|Transparency||Transparent to Semi-transparent|
|Luster||Vitreous or silky|
|Fracture||sub-conchoidal to splintery|
|Hardness||3.5 to 4|
|Optical Character||Biaxial - ; Double Refractive|
|Fluorescence||May be exhibited|
|Comments||Attacked by acid HCL|
The principal interest that aragonite (ah-RAG-oh-nite) holds for the jeweler is the fact that it is the major constituent of most pearls. In nature, however, it occurs occasionally as clear crystals and as the usual constituent of stalactites and stalagmites in limestone caves.
Both types have been cut as curiosities or for collectors; therefore, a brief mention of its properties as a natural inorganic mineral is warranted.
Aragonite has the same chemical composition as calcite (calcium carbonate) but is the less stable form. It belongs to the orthorhombic system, and twinning sometimes makes the crystals assume a pseudo-hexagonal symmetry. Unlike calcite, it has distinct, not perfect, cleavage; however, like calcite, it is too soft for durability. Aragonite is much less common in its occurrence than calcite. In its massive, crystalline-aggregate form it is often used for carvings and small souvenirs, as is calcite. Stalagmites and stalactites, which have a concentric structure, are occasionally stained and carved. Clear, brown crystals from Baja California, Mexico, have been faceted for collectors.
Aragonite received its name from Aragon, Spain, an early locality for the mineral. Other notable localities are in Czechoslovakia; Bohemia; Austria; Mt. Vesuvius, Italy; England; and Bolivia. It occurs in the United States in Pennsylvania, Texas, Iowa, Missouri, South Dakota, New Medico, Arizona and Colorado. It is most commonly associated with gypsum and beds of iron ore.

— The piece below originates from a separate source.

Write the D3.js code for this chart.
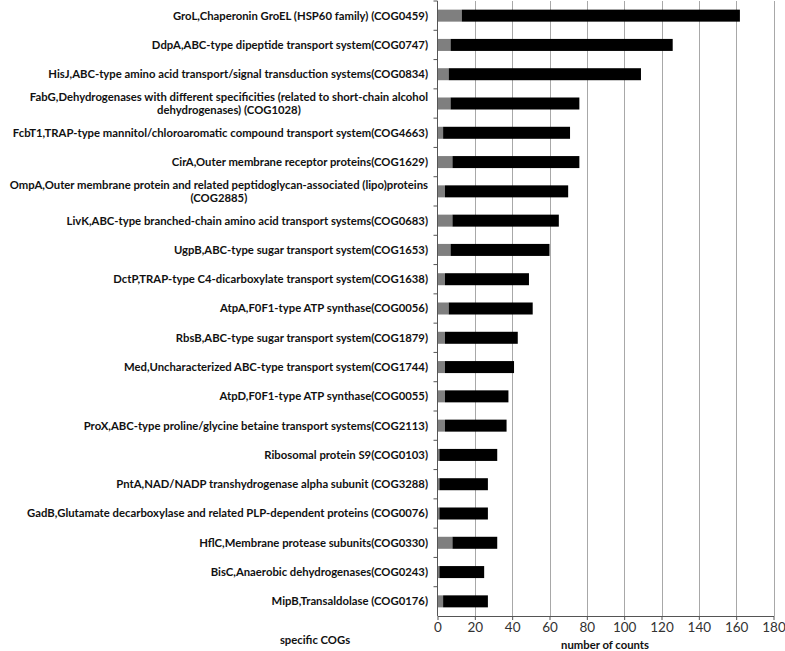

The hardness of aragonite is 3 1/2 to 4, the luster is vitreous (silky on specimens that resemble satinspar), the streak is white, and the fracture is subconchoidal to splintery in massive material. The specific gravity is about 2.94, and the refractive index is 1.530 - 1.685, with a consequent birefringence of .155. As carbonates, both aragonite and calcite effervesce when a drop of acid is placed on them.